> **Record list**

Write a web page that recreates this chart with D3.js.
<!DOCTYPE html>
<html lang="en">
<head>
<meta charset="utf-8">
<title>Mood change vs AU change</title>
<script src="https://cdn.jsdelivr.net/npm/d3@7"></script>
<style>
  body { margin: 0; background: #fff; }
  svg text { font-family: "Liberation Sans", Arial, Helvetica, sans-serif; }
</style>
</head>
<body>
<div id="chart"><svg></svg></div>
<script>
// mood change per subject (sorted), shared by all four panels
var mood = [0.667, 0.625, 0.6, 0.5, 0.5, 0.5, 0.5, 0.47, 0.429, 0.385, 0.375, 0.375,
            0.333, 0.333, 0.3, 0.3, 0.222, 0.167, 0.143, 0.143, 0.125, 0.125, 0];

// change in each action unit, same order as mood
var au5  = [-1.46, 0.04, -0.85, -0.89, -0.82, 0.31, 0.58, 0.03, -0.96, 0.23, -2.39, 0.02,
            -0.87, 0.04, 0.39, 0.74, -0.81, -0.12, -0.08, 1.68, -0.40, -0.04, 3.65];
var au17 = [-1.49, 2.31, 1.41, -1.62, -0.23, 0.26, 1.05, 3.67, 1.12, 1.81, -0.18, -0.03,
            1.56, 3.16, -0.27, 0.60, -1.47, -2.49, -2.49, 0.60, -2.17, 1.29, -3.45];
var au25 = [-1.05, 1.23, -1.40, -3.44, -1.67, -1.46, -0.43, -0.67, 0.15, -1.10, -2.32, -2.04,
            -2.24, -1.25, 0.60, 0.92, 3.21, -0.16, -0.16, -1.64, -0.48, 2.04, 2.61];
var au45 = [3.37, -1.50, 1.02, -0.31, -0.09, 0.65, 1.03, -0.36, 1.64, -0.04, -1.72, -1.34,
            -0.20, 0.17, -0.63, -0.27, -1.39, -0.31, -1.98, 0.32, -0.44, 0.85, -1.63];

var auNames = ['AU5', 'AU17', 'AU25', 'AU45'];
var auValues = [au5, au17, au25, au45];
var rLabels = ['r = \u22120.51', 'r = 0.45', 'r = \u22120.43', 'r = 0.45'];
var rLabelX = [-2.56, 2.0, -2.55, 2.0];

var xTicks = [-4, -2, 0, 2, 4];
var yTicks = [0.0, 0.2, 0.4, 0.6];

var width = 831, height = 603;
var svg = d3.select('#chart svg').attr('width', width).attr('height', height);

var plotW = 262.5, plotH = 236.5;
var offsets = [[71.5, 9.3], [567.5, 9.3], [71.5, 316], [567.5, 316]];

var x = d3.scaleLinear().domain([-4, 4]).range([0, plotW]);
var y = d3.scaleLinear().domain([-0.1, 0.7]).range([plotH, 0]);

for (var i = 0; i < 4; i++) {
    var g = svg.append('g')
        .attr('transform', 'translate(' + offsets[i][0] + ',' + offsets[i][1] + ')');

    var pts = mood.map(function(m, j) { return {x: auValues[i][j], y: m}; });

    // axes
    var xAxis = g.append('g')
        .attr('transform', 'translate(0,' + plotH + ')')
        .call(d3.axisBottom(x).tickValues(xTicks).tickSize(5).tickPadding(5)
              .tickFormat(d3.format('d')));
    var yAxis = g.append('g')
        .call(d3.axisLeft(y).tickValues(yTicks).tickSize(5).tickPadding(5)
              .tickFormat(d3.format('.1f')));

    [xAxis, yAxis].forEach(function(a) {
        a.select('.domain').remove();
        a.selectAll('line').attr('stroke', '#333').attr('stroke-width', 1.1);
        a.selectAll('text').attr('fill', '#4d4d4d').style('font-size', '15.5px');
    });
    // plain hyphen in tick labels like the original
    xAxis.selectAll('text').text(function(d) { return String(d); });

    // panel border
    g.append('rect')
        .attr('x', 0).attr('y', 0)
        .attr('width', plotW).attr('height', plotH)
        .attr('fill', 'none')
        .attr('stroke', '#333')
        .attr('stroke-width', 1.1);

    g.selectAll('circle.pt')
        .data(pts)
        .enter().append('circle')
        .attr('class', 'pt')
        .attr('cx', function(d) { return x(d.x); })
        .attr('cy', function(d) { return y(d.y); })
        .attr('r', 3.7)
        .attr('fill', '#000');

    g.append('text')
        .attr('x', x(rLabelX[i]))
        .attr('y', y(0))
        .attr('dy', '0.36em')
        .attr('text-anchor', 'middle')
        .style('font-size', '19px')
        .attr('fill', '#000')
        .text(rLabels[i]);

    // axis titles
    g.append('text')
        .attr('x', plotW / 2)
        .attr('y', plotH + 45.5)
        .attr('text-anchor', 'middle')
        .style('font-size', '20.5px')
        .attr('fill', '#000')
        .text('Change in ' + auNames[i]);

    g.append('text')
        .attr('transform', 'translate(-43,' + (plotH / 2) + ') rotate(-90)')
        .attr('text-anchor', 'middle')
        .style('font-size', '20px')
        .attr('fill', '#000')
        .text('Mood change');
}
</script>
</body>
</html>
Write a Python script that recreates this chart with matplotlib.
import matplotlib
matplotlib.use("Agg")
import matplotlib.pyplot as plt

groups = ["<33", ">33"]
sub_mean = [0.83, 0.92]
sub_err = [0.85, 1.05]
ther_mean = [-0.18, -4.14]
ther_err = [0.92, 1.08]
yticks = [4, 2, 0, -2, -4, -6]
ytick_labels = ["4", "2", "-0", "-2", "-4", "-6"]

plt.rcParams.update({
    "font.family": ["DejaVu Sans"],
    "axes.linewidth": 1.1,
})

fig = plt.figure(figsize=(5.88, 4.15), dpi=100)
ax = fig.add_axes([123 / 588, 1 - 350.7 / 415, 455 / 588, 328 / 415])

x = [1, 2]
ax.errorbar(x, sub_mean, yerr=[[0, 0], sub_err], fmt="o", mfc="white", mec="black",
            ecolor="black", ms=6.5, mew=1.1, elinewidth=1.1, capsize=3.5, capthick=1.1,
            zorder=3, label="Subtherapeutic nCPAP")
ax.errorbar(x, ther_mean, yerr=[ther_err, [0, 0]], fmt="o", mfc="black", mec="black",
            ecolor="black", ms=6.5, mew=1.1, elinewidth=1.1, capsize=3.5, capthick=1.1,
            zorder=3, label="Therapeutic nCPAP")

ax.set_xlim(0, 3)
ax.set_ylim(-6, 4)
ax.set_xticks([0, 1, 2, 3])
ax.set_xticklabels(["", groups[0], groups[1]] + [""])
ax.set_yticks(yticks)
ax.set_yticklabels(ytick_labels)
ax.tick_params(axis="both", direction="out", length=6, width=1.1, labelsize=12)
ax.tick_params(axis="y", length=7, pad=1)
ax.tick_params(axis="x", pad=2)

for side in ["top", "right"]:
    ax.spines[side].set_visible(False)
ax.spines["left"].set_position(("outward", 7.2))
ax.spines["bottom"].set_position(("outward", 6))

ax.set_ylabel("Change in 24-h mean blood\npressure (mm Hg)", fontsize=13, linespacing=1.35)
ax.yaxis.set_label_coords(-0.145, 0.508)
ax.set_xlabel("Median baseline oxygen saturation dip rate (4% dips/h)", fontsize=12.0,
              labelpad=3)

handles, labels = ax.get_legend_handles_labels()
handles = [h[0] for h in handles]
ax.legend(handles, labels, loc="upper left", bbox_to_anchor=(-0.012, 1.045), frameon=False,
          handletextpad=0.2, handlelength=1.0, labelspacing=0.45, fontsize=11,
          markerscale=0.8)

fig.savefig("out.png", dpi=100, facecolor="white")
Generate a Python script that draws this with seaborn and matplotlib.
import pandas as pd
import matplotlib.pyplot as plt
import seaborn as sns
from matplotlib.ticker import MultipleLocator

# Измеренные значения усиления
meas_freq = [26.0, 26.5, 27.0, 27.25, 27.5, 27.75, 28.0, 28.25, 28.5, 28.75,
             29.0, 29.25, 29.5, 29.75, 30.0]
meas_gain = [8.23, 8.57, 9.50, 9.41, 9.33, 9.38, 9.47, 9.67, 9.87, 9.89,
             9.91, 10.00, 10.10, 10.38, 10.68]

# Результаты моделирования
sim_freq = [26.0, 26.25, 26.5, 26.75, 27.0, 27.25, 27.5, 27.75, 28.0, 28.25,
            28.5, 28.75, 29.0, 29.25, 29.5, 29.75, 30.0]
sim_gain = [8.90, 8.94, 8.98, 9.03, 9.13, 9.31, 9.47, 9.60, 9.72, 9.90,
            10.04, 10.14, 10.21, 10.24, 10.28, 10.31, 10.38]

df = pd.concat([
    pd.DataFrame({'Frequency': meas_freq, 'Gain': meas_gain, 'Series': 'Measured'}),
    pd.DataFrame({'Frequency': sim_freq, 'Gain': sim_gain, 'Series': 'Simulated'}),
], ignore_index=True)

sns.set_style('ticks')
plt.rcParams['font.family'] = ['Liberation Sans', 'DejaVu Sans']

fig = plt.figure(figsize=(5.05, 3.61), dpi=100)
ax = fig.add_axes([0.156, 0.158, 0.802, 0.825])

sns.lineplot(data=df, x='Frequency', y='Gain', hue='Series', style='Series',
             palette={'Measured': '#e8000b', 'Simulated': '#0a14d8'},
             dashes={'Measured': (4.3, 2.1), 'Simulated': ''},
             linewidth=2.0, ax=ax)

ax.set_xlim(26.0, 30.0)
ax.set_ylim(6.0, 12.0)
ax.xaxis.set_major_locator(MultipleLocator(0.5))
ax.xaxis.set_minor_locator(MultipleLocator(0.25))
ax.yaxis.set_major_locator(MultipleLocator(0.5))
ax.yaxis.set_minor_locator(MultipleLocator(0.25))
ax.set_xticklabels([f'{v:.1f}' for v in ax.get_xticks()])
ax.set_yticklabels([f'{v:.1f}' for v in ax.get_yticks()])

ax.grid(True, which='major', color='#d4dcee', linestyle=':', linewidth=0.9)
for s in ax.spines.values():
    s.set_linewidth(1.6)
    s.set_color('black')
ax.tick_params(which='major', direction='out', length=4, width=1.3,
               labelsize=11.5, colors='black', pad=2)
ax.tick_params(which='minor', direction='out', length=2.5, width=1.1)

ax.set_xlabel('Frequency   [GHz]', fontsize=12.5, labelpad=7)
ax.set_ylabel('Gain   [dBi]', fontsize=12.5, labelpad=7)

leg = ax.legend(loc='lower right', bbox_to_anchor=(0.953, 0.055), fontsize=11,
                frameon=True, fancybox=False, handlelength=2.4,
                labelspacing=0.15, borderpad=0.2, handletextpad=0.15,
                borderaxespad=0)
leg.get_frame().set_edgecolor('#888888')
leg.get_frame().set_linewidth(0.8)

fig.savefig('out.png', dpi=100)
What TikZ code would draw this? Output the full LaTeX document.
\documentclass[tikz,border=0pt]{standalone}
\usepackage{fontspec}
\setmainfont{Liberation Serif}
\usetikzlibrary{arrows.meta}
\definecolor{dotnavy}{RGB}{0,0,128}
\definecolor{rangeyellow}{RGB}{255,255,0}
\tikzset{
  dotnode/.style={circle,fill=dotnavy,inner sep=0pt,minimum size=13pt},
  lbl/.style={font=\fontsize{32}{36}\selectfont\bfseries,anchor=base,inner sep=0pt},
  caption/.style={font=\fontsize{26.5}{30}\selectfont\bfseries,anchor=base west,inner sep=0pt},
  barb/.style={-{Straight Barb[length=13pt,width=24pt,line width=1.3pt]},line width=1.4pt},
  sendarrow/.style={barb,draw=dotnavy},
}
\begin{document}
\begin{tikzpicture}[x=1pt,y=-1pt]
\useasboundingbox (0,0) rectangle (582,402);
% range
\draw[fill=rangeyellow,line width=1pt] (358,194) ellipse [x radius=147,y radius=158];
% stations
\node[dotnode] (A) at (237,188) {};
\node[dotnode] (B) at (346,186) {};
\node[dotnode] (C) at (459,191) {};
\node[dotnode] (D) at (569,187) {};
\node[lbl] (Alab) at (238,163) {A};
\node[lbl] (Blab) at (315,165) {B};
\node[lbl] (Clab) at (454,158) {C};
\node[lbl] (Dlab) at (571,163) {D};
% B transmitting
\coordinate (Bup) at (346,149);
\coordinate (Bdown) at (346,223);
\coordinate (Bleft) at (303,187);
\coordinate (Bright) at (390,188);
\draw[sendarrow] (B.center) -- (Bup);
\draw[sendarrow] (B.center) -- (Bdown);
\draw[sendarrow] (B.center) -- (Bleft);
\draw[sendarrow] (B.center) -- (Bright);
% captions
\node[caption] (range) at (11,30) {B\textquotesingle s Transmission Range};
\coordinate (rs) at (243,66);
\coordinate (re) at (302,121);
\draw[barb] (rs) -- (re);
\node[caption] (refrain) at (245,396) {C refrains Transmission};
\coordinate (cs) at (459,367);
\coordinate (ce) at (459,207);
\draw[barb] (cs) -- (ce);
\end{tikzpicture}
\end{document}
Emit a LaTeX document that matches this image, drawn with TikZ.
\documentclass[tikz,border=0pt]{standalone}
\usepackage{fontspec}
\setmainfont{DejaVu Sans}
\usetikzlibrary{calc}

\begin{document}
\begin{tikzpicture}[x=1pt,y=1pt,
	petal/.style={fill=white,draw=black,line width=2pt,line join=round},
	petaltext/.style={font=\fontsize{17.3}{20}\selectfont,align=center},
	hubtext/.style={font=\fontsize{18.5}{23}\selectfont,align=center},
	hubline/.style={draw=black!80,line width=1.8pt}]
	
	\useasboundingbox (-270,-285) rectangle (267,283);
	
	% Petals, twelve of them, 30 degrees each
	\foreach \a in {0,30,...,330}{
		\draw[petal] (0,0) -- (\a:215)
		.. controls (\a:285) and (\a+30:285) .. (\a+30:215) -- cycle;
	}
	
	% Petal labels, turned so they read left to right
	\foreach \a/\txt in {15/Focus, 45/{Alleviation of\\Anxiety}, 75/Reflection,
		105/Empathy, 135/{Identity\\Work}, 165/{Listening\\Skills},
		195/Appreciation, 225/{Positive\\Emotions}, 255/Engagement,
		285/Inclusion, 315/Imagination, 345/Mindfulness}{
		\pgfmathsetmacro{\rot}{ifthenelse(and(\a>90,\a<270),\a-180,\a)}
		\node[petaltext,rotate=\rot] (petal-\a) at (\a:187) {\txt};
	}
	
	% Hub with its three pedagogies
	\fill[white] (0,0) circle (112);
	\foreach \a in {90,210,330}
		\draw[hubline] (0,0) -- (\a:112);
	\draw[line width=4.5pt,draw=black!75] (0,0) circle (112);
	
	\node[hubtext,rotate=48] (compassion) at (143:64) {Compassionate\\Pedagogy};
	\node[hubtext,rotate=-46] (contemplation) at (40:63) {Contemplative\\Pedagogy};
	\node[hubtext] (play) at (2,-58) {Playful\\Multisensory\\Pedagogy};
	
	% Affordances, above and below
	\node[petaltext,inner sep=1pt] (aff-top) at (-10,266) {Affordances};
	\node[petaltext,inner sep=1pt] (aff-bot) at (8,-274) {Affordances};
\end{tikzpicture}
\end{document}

> **Directions for this task**
Copy out only the lines above from the one with "Write a Python" to the one with "ax = fig.add_axes([123", inclusive, exactly as they stand.

> **Output**
Write a Python script that recreates this chart with matplotlib.
import matplotlib
matplotlib.use("Agg")
import matplotlib.pyplot as plt

groups = ["<33", ">33"]
sub_mean = [0.83, 0.92]
sub_err = [0.85, 1.05]
ther_mean = [-0.18, -4.14]
ther_err = [0.92, 1.08]
yticks = [4, 2, 0, -2, -4, -6]
ytick_labels = ["4", "2", "-0", "-2", "-4", "-6"]

plt.rcParams.update({
    "font.family": ["DejaVu Sans"],
    "axes.linewidth": 1.1,
})

fig = plt.figure(figsize=(5.88, 4.15), dpi=100)
ax = fig.add_axes([123 / 588, 1 - 350.7 / 415, 455 / 588, 328 / 415])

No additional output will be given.